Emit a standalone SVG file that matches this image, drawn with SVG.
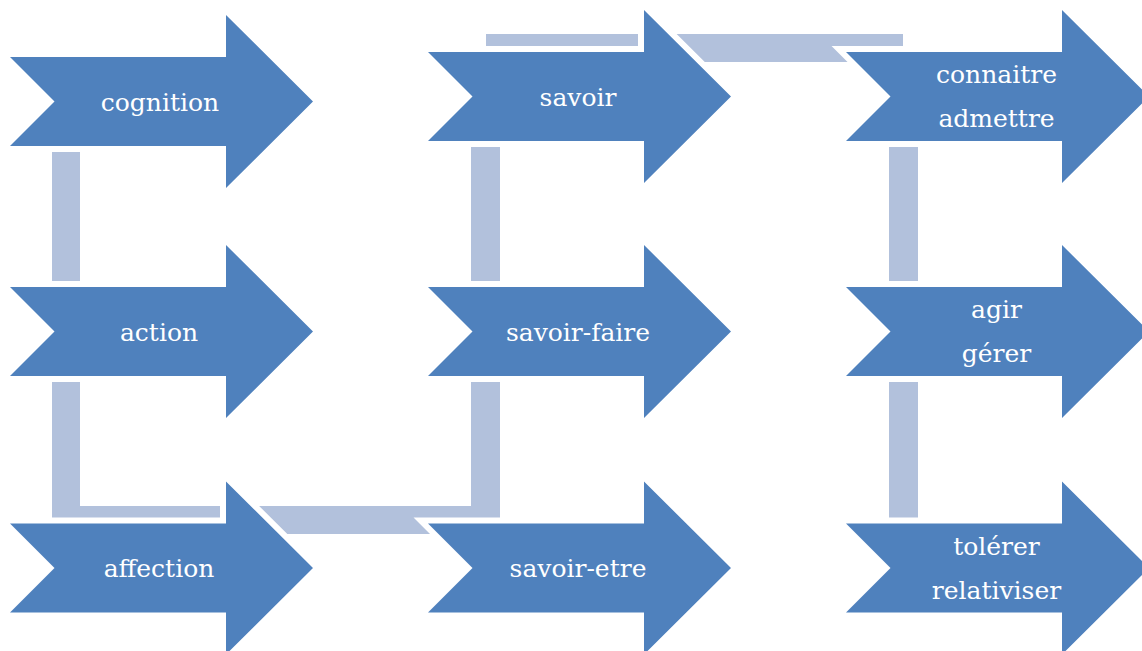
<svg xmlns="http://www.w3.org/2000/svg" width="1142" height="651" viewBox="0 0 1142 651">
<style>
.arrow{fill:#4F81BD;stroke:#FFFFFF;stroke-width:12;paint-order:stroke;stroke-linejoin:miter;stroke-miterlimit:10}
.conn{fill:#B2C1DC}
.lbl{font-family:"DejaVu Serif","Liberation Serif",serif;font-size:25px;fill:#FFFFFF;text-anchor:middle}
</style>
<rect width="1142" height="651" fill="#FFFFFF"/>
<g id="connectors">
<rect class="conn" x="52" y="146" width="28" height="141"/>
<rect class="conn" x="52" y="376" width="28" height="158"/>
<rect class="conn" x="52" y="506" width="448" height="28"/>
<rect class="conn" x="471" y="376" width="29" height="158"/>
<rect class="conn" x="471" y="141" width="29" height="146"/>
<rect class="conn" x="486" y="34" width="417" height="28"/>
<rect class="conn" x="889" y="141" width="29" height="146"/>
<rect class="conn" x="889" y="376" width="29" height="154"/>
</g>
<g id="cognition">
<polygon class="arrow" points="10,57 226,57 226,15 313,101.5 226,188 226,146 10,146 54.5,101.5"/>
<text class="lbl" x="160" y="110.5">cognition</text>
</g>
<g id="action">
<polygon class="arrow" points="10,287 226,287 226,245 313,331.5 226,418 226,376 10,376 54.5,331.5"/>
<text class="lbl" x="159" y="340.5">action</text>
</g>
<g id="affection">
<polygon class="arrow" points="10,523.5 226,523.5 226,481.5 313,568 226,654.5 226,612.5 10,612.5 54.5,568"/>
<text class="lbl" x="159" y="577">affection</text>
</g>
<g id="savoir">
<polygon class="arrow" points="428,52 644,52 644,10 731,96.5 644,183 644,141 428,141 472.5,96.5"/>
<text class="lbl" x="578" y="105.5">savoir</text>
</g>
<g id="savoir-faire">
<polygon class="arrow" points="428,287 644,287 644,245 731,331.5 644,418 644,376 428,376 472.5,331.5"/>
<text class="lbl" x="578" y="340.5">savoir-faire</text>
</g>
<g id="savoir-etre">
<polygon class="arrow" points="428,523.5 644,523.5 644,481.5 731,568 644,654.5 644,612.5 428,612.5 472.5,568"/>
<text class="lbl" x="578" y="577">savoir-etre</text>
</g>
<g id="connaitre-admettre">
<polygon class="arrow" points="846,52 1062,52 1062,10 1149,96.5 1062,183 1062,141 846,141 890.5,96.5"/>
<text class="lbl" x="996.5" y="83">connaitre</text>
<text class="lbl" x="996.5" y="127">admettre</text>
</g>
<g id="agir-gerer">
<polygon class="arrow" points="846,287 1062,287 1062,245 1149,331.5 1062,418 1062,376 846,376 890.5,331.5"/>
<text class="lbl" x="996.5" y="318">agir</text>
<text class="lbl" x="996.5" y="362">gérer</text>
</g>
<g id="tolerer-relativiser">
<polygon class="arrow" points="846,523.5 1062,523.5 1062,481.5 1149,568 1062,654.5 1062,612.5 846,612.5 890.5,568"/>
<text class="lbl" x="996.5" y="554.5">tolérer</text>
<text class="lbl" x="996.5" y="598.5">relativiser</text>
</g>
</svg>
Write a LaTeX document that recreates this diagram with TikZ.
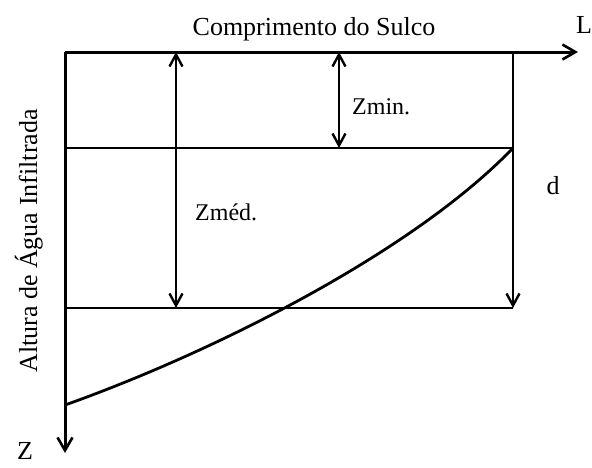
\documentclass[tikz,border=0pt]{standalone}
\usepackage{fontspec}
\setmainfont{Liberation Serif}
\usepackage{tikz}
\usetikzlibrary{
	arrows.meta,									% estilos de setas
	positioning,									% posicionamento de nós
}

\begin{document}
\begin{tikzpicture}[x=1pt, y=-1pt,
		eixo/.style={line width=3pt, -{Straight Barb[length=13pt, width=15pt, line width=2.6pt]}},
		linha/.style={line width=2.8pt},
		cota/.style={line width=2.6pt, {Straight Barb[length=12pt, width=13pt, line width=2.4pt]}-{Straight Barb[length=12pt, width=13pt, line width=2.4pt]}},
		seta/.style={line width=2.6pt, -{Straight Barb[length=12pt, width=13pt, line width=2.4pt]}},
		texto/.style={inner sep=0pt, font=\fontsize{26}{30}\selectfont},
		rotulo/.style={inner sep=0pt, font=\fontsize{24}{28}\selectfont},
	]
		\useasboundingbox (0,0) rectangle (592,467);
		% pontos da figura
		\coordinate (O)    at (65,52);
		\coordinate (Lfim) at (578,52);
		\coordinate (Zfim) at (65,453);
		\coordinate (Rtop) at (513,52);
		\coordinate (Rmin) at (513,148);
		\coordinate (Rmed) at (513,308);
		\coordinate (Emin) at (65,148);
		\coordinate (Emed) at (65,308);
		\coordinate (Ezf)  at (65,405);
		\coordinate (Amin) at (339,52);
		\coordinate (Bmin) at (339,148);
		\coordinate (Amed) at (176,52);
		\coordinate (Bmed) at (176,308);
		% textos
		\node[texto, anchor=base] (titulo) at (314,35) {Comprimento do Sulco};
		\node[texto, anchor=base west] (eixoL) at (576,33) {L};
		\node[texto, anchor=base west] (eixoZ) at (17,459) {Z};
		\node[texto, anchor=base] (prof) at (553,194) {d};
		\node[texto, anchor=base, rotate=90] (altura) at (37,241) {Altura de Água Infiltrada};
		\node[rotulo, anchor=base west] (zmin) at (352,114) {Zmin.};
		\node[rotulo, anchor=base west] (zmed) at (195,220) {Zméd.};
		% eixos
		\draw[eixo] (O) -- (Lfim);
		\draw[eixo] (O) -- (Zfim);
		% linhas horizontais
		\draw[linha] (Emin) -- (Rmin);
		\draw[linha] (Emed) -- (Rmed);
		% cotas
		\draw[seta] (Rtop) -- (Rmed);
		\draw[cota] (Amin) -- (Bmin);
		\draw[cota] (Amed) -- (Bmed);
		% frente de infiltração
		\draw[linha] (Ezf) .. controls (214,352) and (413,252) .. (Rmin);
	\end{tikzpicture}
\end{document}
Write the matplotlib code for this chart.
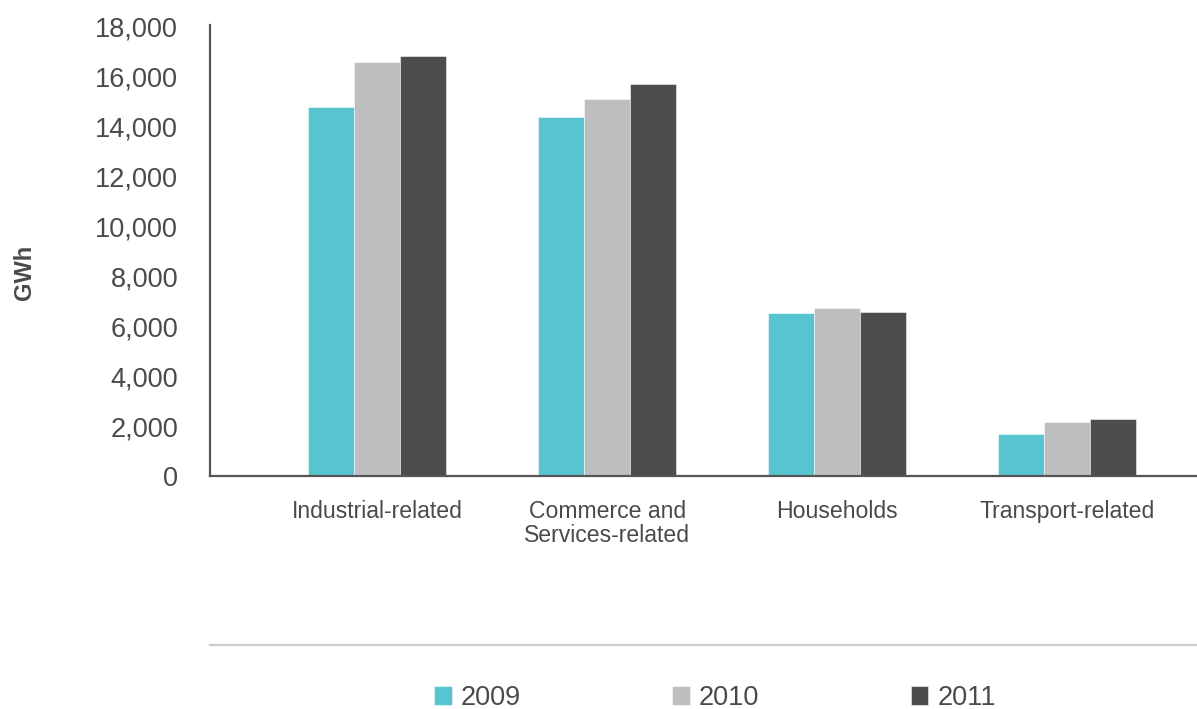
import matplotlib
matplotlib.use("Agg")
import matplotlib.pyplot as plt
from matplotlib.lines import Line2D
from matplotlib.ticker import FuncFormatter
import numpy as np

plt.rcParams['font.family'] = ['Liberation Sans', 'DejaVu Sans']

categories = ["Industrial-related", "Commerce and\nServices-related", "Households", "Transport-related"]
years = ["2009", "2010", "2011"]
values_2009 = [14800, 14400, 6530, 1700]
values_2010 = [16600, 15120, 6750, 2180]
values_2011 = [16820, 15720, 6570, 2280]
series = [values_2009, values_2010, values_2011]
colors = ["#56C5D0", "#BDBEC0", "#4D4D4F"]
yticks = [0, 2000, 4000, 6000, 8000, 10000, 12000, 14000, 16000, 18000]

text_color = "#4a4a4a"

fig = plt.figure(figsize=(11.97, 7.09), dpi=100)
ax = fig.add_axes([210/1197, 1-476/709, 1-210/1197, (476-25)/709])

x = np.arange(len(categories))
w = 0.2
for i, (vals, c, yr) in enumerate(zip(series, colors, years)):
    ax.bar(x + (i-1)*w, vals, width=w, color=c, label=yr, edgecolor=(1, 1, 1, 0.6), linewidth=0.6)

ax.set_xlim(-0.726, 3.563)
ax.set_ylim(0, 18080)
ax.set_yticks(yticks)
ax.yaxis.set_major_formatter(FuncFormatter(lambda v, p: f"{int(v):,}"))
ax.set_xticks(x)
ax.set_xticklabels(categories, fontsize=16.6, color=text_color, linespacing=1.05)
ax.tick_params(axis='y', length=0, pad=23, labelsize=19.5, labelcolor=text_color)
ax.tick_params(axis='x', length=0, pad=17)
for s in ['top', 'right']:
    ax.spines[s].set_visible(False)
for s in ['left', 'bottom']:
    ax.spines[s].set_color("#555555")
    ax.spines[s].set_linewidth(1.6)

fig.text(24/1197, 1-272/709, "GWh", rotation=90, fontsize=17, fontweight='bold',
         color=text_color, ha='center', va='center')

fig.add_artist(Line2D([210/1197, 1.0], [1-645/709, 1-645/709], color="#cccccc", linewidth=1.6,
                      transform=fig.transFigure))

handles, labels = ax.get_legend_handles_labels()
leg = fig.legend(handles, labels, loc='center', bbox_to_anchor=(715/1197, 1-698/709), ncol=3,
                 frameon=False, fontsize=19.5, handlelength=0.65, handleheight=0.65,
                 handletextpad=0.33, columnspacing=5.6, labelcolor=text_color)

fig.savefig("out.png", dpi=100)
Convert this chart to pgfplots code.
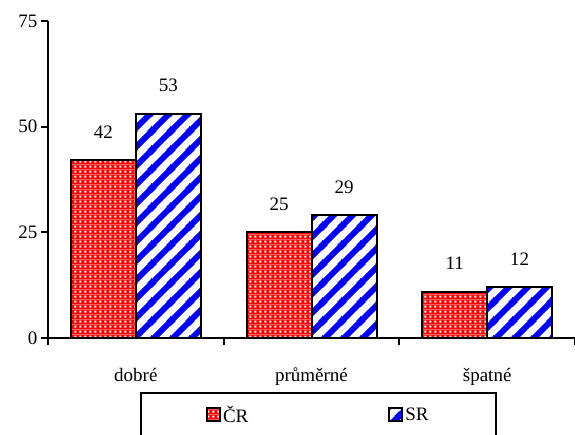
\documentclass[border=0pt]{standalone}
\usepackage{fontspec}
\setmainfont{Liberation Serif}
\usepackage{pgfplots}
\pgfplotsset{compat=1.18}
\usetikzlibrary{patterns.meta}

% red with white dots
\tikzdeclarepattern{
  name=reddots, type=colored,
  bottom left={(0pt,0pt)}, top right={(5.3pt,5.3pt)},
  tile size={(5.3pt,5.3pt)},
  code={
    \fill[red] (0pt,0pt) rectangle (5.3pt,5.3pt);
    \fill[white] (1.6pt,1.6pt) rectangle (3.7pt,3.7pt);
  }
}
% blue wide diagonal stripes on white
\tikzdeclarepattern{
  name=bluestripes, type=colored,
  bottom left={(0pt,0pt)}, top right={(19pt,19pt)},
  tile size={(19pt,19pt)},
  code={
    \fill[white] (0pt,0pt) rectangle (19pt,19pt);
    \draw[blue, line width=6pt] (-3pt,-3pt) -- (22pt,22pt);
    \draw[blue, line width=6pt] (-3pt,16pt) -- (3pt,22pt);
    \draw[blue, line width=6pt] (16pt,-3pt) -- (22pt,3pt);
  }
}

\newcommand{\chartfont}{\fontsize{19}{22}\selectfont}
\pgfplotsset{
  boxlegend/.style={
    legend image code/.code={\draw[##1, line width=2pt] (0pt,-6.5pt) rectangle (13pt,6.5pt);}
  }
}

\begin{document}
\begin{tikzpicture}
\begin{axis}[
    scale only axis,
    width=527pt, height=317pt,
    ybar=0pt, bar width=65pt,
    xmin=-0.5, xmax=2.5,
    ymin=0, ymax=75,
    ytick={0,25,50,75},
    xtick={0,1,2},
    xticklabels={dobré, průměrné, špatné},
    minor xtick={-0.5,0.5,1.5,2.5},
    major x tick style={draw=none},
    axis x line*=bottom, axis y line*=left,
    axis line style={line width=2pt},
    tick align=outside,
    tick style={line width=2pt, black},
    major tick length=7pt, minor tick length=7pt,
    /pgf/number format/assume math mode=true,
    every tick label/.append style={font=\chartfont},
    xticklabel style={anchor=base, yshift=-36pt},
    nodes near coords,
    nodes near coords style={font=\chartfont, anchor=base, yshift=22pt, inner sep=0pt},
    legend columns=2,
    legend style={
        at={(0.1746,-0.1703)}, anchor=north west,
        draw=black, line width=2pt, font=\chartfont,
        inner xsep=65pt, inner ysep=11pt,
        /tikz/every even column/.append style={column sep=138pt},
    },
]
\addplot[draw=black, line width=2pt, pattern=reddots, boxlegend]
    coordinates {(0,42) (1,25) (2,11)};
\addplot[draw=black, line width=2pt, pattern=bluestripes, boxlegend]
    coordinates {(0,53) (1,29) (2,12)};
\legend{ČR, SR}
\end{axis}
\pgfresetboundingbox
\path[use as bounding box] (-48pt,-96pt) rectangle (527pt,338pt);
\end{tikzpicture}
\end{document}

......

- **Short exercise**
Pick out the part that begins with the line containing "Write the matplotlib code for this chart." and finishes with the line containing "1, 0.6), linewidth=0.6)", both included. Restate it exactly, without images.

- **Result of the task**
Write the matplotlib code for this chart.
import matplotlib
matplotlib.use("Agg")
import matplotlib.pyplot as plt
from matplotlib.lines import Line2D
from matplotlib.ticker import FuncFormatter
import numpy as np

plt.rcParams['font.family'] = ['Liberation Sans', 'DejaVu Sans']

categories = ["Industrial-related", "Commerce and\nServices-related", "Households", "Transport-related"]
years = ["2009", "2010", "2011"]
values_2009 = [14800, 14400, 6530, 1700]
values_2010 = [16600, 15120, 6750, 2180]
values_2011 = [16820, 15720, 6570, 2280]
series = [values_2009, values_2010, values_2011]
colors = ["#56C5D0", "#BDBEC0", "#4D4D4F"]
yticks = [0, 2000, 4000, 6000, 8000, 10000, 12000, 14000, 16000, 18000]

text_color = "#4a4a4a"

fig = plt.figure(figsize=(11.97, 7.09), dpi=100)
ax = fig.add_axes([210/1197, 1-476/709, 1-210/1197, (476-25)/709])

x = np.arange(len(categories))
w = 0.2
for i, (vals, c, yr) in enumerate(zip(series, colors, years)):
    ax.bar(x + (i-1)*w, vals, width=w, color=c, label=yr, edgecolor=(1, 1, 1, 0.6), linewidth=0.6)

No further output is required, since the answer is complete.